In some ways, these airplanes are preferable to many veteran pilots because they represent “real flying” and a direct connection to the control surfaces of the aircraft, as opposed to larger, more complex airplanes. Passenger jets and heavy aircraft tend to fly with many safety backups and are mostly automated. For professional pilots who fly a great deal, it can be a treat to take command of a single-seat, light aircraft.
Light sport pilots cannot carry cargo or passengers for pay. They may not banner-tow or fly without visual reference to the ground, above 10,000 feet, or without surface visibility below 3 miles. Light sport airplanes cannot weigh more than 1,320 pounds on takeoff or contain more than two seats. They are single-engine and cannot have an airspeed greater than 120 knots. The landing gear must be fixed. Some examples of light sport airplanes include the:
- Piper J-2/3
- Aeronica Champ
- Luscombe 8 series
- Taylorcraft BC, BCS, and BC-65
- Ercoupe 415C/415CD
These types of planes require a special exemption airworthiness certificate from the FAA. These airplanes might not fit into any type categories and could include homebuilt or kit built airplanes. They are generally not made for sale and tend to exist for purely recreational and education purposes. You can often see experimental aircraft at local fly-ins or even some airshows. For the most part, pilots who hold a recreational or private certificate fly experimental airplanes.

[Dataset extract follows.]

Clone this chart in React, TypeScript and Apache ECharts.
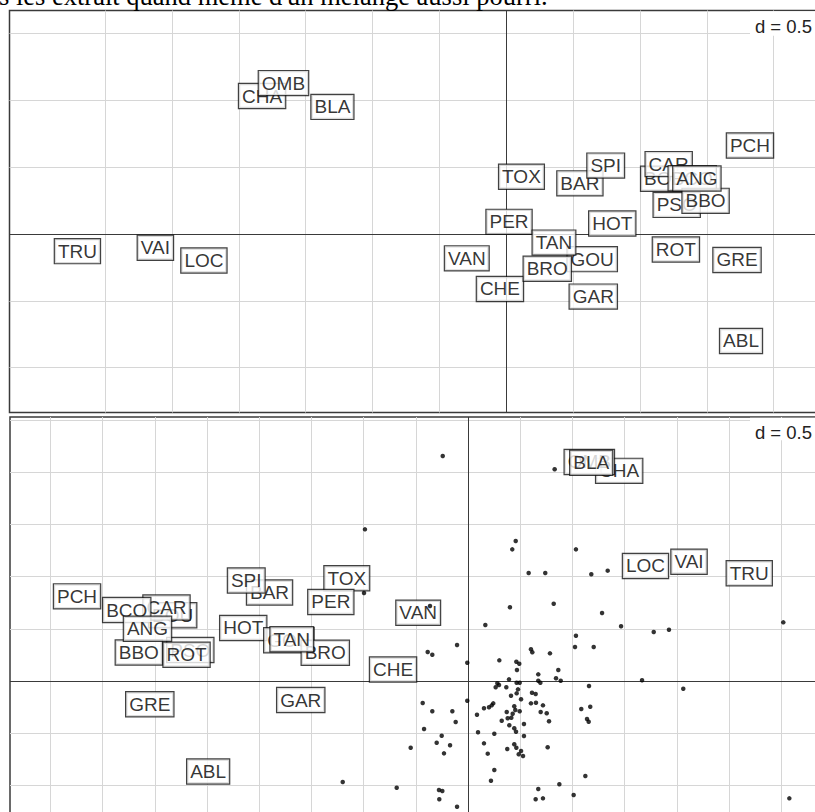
import React, { useEffect, useRef } from "react";
import * as echarts from "echarts";

const species = ["CHA","TRU","VAI","LOC","OMB","BLA","HOT","TOX","VAN","CHE","BAR","SPI","GOU","BRO","PER","BOU","PSO","ROT","CAR","TAN","BCO","PCH","GRE","GAR","BBO","ABL","ANG"];

// top panel: species scores (axis 1, axis 2)
const topX = [-1.826,-3.207,-2.624,-2.261,-1.666,-1.300,0.793,0.114,-0.295,-0.047,0.551,0.744,0.643,0.307,0.021,1.185,1.275,1.269,1.215,0.357,1.391,1.823,1.726,0.651,1.491,1.756,1.426];
const topY = [1.032,-0.128,-0.103,-0.198,1.129,0.951,0.079,0.428,-0.182,-0.411,0.379,0.512,-0.188,-0.260,0.091,0.413,0.218,-0.116,0.523,-0.064,0.417,0.662,-0.194,-0.468,0.248,-0.800,0.415];

// bottom panel: species scores
const botX = [1.448,2.694,2.117,1.700,1.162,1.180,-2.153,-1.161,-0.477,-0.718,-1.901,-2.124,-1.716,-1.367,-1.314,-2.829,-2.660,-2.696,-2.888,-1.688,-3.269,-3.745,-3.048,-1.602,-3.153,-2.489,-3.070];
const botY = [2.013,1.032,1.142,1.102,2.098,2.091,0.508,0.985,0.654,0.110,0.848,0.963,0.390,0.270,0.757,0.630,0.297,0.251,0.704,0.400,0.680,0.811,-0.222,-0.182,0.273,-0.867,0.501];

// bottom panel: site points
const siteX = [-0.242,0.830,0.457,0.424,1.034,0.581,0.740,1.181,1.338,0.821,0.402,1.284,0.166,1.466,1.779,1.925,3.020,-0.105,1.034,-0.386,-0.342,-0.364,-0.007,1.667,2.062,-0.007,-0.434,-0.342,-0.150,-0.118,-0.421,-0.252,-0.300,-0.172,-0.549,-0.230,0.252,1.124,0.220,0.875,0.673,-0.278,-0.246,1.012,-0.275,0.648,0.718,3.078,-0.105,-0.987,-0.996,-1.200,-0.683,
0.603,0.616,0.785,1.025,1.204,0.300,0.463,0.491,0.469,0.865,0.673,0.393,0.673,0.693,0.843,0.888,0.281,0.297,0.265,0.367,0.466,0.495,0.479,0.466,0.412,0.613,0.648,0.508,1.159,0.603,0.651,0.718,1.085,1.171,0.242,0.227,0.201,0.153,0.443,0.453,0.371,0.428,0.495,0.696,0.754,0.086,0.415,0.380,0.323,0.776,1.140,1.156,0.396,0.536,0.443,0.460,0.096,0.252,0.536,0.153,0.443,0.463,0.376,0.763,0.189,0.508,0.486,0.527];
const siteY = [2.155,2.028,1.341,1.261,1.261,1.034,1.034,1.022,1.057,0.740,0.706,0.651,0.536,0.524,0.469,0.491,0.562,0.345,0.434,0.278,0.252,0.718,0.175,0.007,-0.074,-0.189,-0.211,-0.290,-0.290,-0.393,-0.460,-0.524,-0.591,-0.616,-0.639,-0.693,-0.852,-0.910,-0.955,-0.989,-1.034,-1.044,-1.054,-1.092,-1.133,-1.133,-1.124,-1.124,-1.204,1.453,0.843,-0.967,-1.022,
0.304,0.275,0.265,0.326,0.326,0.198,0.185,0.166,0.105,0.105,0.064,0.016,0.003,-0.016,0.026,0.003,-0.022,-0.038,-0.060,-0.060,-0.016,-0.016,-0.080,-0.118,-0.141,-0.112,-0.125,-0.175,-0.048,-0.214,-0.208,-0.233,-0.268,-0.246,-0.214,-0.233,-0.252,-0.261,-0.242,-0.278,-0.297,-0.313,-0.290,-0.297,-0.309,-0.323,-0.352,-0.357,-0.380,-0.386,-0.364,-0.390,-0.424,-0.412,-0.453,-0.486,-0.491,-0.505,-0.527,-0.597,-0.606,-0.639,-0.651,-0.635,-0.696,-0.670,-0.702,-0.718];

// grid lines (d = 0.5)
const topGridX = [-3, -2.5, -2, -1.5, -1, -0.5, 0.5, 1, 1.5, 2, 2.5];
const topGridY = [-1, -0.5, 0.5, 1, 1.5];
const botGridX = [-4, -3.5, -3, -2.5, -2, -1.5, -1, -0.5, 0.5, 1, 1.5, 2, 2.5, 3, 3.5];
const botGridY = [-1.5, -1, -0.5, 0.5, 1, 1.5, 2, 2.5];

const dLabel = "d = 0.5";
const title = "s les extrait quand même d'un mélange aussi pourri.";

const labelFont = "'Liberation Sans', Arial, Helvetica, sans-serif";

function gridLineSeries(idx: number, xs: number[], ys: number[]) {
  return {
    type: "scatter",
    xAxisIndex: idx,
    yAxisIndex: idx,
    data: [],
    silent: true,
    z: 1,
    markLine: {
      z: 1,
      silent: true,
      symbol: ["none", "none"],
      label: { show: false },
      emphasis: { disabled: true },
      lineStyle: { type: "solid", color: "#d6d6d6", width: 1 },
      data: [...xs.map((v) => ({ xAxis: v })), ...ys.map((v) => ({ yAxis: v }))],
    },
  };
}

function axisSeries(idx: number) {
  return {
    type: "scatter",
    xAxisIndex: idx,
    yAxisIndex: idx,
    data: [],
    silent: true,
    z: 2,
    markLine: {
      z: 2,
      silent: true,
      symbol: ["none", "none"],
      label: { show: false },
      emphasis: { disabled: true },
      lineStyle: { type: "solid", color: "#3a3a3a", width: 1 },
      data: [{ xAxis: 0 }, { yAxis: 0 }],
    },
  };
}

function labelSeries(idx: number, xs: number[], ys: number[]) {
  return {
    type: "scatter",
    xAxisIndex: idx,
    yAxisIndex: idx,
    silent: true,
    z: 3,
    symbolSize: 1,
    itemStyle: { color: "rgba(0,0,0,0)" },
    data: species.map((s, i) => ({ name: s, value: [xs[i], ys[i]] })),
    label: {
      show: true,
      position: "inside",
      formatter: (p: any) => p.name,
      fontFamily: labelFont,
      fontSize: 19,
      lineHeight: 19,
      color: "#000",
      backgroundColor: "#fff",
      borderColor: "#111",
      borderWidth: 1.2,
      padding: [3, 3, 2, 3],
    },
    labelLayout: { hideOverlap: false },
  };
}

export default function App() {
  const ref = useRef<HTMLDivElement>(null);
  useEffect(() => {
    if (!ref.current) return;
    const chart = echarts.init(ref.current, undefined, { renderer: "svg" });
    const option: any = {
      animation: false,
      backgroundColor: "#fff",
      grid: [
        { left: 9.5, top: 10.5, width: 831, height: 402, show: true, borderColor: "#3a3a3a", borderWidth: 1.5, backgroundColor: "#fff", containLabel: false, outerBoundsMode: "none" },
        { left: 10, top: 417, width: 823.4, height: 420.6, show: true, borderColor: "#3a3a3a", borderWidth: 1.5, backgroundColor: "#fff", containLabel: false, outerBoundsMode: "none" },
      ],
      xAxis: [
        { type: "value", gridIndex: 0, min: -3.715, max: 2.5, show: false },
        { type: "value", gridIndex: 1, min: -4.387, max: 3.5, show: false },
      ],
      yAxis: [
        { type: "value", gridIndex: 0, min: -1.335, max: 1.672, show: false },
        { type: "value", gridIndex: 1, min: -1.5, max: 2.529, show: false },
      ],
      series: [
        gridLineSeries(0, topGridX, topGridY),
        gridLineSeries(1, botGridX, botGridY),
        axisSeries(0),
        axisSeries(1),
        labelSeries(0, topX, topY),
        labelSeries(1, botX, botY),
        {
          type: "scatter",
          xAxisIndex: 1,
          yAxisIndex: 1,
          silent: true,
          z: 4,
          symbol: "circle",
          symbolSize: 4.5,
          itemStyle: { color: "#000" },
          data: siteX.map((x, i) => [x, siteY[i]]),
        },
      ],
      graphic: [
        { type: "rect", z: 10, shape: { x: 750, y: 11.3, width: 90, height: 24.5 }, style: { fill: "#fff" } },
        { type: "text", z: 11, x: 812, y: 26, style: { text: dLabel, fontFamily: labelFont, fontSize: 18.5, fill: "#222", align: "right", verticalAlign: "middle" } },
        { type: "rect", z: 10, shape: { x: 750, y: 417.8, width: 90, height: 22.5 }, style: { fill: "#fff" } },
        { type: "text", z: 11, x: 812, y: 432, style: { text: dLabel, fontFamily: labelFont, fontSize: 18.5, fill: "#222", align: "right", verticalAlign: "middle" } },
      ],
    };
    chart.setOption(option);
    return () => chart.dispose();
  }, []);
  return (
    <div style={{ position: "fixed", left: 0, top: 0, width: 815, height: 812, overflow: "hidden", background: "#fff" }}>
      <div ref={ref} style={{ position: "absolute", left: 0, top: 0, width: 845, height: 845 }} />
      <div style={{ position: "absolute", left: -1, top: -18, fontFamily: "'Liberation Serif', 'Times New Roman', serif", fontSize: 26.5, lineHeight: "28px", whiteSpace: "nowrap", color: "#000", zIndex: 2 }}>{title}</div>
    </div>
  );
}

Small Single Piston Engine or Twin Engine Piston
Generally, private and recreational pilots fly small single piston engine and twin-engine piston airplanes. This is the widest swath of general aviation. These types of planes are usually what people are referencing when they mention “small airplanes” buzzing around regional airplanes. It might seem limiting given the number of airplanes which enter and leave an airport, but when a pilot earns his or her private pilot certificate, hundreds of airplanes are legally permissible. A new private pilot can fly any non-turbojet airplane which weighs less than 12,500 pounds.
Certain airplanes require a specific type rating, which demands time in the cockpit with a flight instructor and an FAA checkride. Pilots must successfully complete an oral exam as well as a practical test to attain a type rating. Some type ratings open the door for pilots to fly an entire series of airplanes with many different models. However, for safety reasons, every new airplane should be viewed as a different experience.
Some recreational low-time pilots feel most comfortable with the airplane in which they initially trained, and may stay with it their entire careers. Pilots who decide to fly for a living, however, tend to move on quickly to turboengine airplanes and jets, as most paying jobs involve these types of planes.
Turboprops and Larger Piston Aircraft
For the most part, insurance agencies only permit commercial pilots and CFI’s to fly turboprops and larger piston aircrafts. Turboprops are airplanes with turbine engines. Propellers are used to help drive the aircraft. Turboprops are more efficient and lightweight than jets, and are therefore able to carry a lot of cargo and passengers. If an airplane can fly at lower speeds and only short runways are available, they are an attractive choice.
Because of this and their quieter engines, turboprops were used extensively as regional aircraft. Until recently, turboprops were often seen on short airline flights; now, they are largely replaced with small jets. The turboprop classes include the Bombardier Dash 8, the Pilatus PC-12, and the Super King Air.
Types of Planes With a Jet Engine
Most of what is seen in large airports are only flown by pilots with a multi-engine rating and an airline transport pilot license. These are considered necessary for a pilot to fly for an airline or large commercial operations. Earning these can be costly and most pilots add them to their resumes as part of their training when they are hired by airlines. If this is the case, some companies stipulate a training agreement. This demands that the pilot stay in the company’s hire for a certain amount of time or pay back the cost their training.
What about powerful and cutting edge military jets? The United States military has their own equivalency system when it comes to certifying its pilots to sit in the cockpit of these flying weapons. Formerly, almost all airline pilots were veterans of the Navy or Army Air Corps (now the Air Force.) When they left the service, their experience transferred to the airline world. This is still often the case depending on his or her experience and ability to pass a military competency knowledge test.